-- start --
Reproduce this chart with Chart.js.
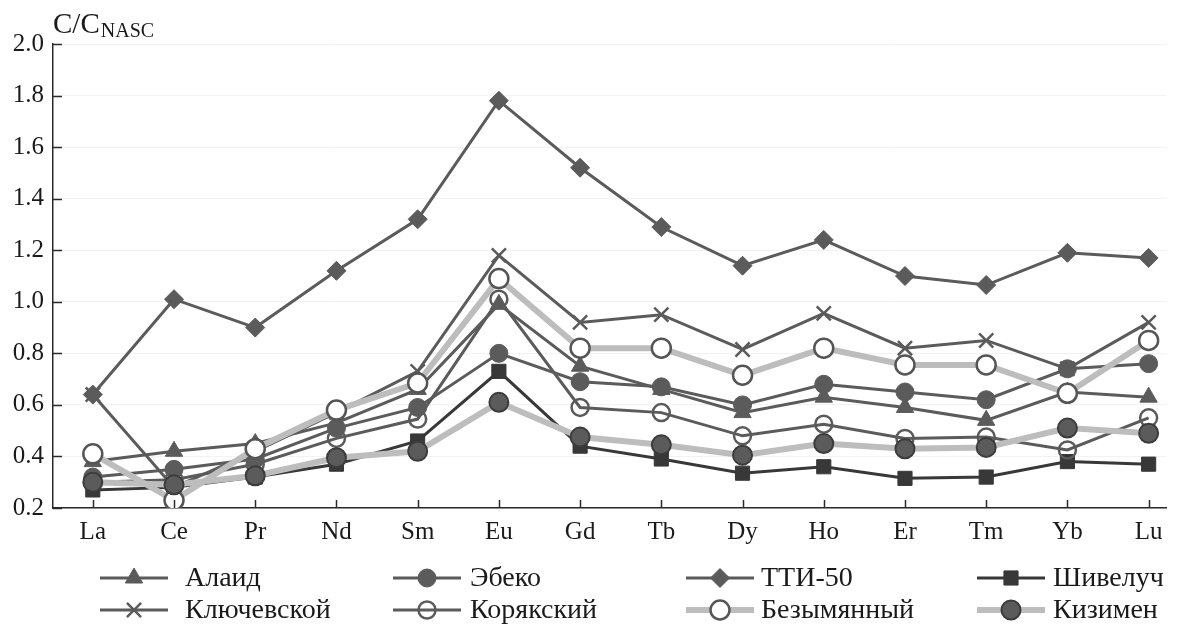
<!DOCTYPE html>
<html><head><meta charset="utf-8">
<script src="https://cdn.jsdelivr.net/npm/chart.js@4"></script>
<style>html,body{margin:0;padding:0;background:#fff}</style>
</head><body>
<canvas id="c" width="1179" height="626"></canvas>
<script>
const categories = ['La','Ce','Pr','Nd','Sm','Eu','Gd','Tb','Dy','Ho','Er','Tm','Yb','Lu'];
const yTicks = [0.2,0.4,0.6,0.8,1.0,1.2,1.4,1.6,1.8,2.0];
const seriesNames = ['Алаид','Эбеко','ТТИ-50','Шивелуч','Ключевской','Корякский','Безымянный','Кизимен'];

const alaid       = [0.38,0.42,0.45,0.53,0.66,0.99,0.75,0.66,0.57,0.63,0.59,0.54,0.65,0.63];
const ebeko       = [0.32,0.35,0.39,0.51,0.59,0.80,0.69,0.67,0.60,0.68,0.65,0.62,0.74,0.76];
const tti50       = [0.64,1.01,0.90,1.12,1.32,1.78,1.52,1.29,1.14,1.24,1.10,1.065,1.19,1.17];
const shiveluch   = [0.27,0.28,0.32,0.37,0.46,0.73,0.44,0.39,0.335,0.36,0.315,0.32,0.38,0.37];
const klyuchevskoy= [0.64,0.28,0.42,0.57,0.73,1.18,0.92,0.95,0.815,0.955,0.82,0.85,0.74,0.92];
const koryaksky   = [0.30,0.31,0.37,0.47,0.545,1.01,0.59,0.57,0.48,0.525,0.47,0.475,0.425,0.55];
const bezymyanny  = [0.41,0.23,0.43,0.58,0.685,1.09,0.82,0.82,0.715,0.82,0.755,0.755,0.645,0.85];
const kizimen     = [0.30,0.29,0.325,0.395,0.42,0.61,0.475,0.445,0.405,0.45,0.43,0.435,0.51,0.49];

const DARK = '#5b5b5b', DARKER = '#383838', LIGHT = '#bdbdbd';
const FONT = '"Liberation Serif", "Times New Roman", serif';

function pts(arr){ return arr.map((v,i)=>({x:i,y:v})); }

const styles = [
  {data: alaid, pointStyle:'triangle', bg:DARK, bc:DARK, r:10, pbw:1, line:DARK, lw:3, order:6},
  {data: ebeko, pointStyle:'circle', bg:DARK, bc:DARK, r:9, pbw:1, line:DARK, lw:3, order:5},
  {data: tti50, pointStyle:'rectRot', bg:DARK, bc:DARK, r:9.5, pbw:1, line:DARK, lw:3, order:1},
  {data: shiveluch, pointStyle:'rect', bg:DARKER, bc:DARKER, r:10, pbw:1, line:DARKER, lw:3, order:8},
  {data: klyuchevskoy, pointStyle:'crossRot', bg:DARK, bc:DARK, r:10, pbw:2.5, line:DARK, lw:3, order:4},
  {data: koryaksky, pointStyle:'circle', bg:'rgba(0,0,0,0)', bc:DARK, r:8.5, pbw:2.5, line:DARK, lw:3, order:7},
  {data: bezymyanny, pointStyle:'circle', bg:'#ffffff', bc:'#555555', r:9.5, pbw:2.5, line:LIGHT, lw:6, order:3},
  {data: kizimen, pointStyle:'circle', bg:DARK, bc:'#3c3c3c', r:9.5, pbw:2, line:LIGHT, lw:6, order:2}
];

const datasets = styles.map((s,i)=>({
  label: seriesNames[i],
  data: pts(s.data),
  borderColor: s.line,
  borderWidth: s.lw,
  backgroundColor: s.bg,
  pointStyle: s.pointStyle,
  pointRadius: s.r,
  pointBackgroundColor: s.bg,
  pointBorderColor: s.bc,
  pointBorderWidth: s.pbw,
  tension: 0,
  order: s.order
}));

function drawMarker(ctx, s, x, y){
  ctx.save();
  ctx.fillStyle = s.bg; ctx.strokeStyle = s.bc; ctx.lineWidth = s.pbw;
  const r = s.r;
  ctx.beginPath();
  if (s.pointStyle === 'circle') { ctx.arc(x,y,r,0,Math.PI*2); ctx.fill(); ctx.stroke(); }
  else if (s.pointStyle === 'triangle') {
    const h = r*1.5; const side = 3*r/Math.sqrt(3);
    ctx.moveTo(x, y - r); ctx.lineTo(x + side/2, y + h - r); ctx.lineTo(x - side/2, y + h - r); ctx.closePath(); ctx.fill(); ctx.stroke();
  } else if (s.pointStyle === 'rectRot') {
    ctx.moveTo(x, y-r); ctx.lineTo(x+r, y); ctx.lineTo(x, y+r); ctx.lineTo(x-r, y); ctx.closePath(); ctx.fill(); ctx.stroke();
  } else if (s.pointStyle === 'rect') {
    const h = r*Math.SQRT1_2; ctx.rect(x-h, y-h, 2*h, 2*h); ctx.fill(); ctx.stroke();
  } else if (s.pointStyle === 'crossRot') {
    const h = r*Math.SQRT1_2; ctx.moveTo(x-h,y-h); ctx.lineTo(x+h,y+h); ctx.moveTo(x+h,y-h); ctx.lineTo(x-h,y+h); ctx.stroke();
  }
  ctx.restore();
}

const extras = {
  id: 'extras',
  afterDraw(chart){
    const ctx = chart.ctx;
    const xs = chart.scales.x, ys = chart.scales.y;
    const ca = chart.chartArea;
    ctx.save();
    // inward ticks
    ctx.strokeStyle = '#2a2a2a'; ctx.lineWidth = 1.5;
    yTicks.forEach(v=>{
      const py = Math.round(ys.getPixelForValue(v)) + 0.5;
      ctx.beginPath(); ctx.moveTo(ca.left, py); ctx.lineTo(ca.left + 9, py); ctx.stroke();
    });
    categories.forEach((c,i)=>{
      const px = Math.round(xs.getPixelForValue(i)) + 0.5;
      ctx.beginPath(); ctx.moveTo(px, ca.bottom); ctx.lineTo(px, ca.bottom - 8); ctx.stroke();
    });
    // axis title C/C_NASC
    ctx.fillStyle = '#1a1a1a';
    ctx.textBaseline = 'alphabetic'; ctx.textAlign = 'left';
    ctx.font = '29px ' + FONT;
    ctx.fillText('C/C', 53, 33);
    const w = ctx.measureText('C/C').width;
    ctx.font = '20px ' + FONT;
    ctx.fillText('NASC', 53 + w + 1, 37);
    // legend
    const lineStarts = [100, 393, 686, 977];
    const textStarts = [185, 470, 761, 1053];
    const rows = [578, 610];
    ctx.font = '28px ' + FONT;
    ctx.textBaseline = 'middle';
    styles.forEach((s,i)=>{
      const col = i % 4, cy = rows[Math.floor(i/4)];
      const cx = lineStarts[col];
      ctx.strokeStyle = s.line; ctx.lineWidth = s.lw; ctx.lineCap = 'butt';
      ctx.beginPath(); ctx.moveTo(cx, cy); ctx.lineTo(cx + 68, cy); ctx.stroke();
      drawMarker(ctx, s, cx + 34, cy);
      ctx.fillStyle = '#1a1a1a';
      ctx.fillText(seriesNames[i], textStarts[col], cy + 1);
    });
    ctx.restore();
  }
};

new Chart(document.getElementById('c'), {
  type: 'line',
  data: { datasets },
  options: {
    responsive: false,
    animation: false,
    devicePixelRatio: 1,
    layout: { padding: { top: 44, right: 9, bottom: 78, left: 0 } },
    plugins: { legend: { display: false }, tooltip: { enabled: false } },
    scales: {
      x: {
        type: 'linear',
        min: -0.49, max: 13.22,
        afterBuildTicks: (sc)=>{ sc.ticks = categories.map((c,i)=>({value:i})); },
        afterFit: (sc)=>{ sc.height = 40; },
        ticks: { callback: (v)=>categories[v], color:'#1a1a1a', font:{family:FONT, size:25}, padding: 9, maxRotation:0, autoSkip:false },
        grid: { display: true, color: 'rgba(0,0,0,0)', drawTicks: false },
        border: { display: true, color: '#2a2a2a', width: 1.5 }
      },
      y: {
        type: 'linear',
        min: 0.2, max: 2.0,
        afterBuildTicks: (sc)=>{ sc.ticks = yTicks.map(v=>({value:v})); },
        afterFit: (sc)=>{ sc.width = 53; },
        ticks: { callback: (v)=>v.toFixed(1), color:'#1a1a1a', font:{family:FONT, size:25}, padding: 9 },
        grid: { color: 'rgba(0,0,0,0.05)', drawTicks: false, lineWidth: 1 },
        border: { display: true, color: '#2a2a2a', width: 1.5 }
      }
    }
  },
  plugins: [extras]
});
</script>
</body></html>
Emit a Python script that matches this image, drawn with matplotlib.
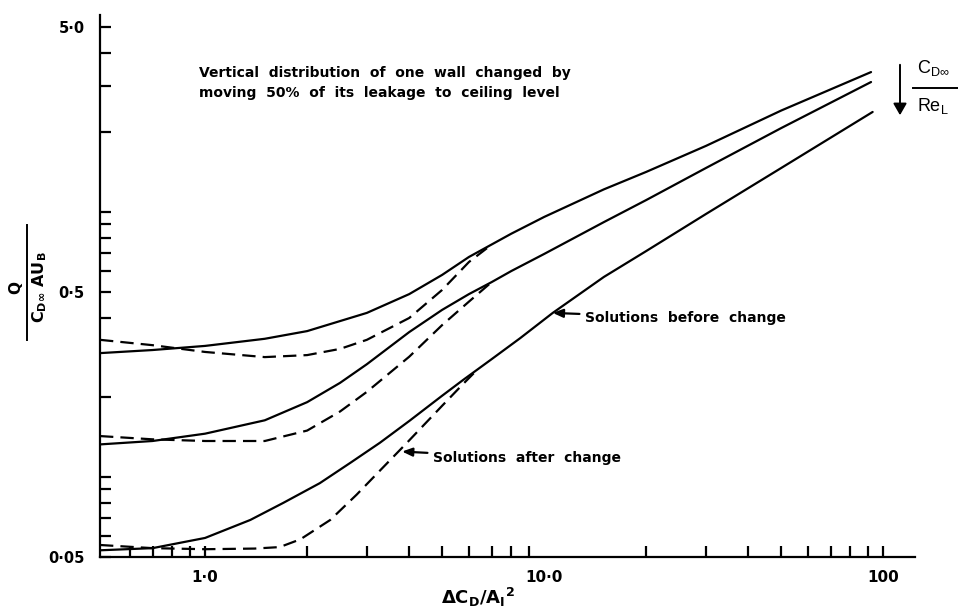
-- end --
WORK TO DO
Show each line holding the word "script".

ANSWER
<script src="https://cdn.jsdelivr.net/npm/chart.js@4"></script>
<script>
</script>
Emit a Python script that matches this image, drawn with matplotlib.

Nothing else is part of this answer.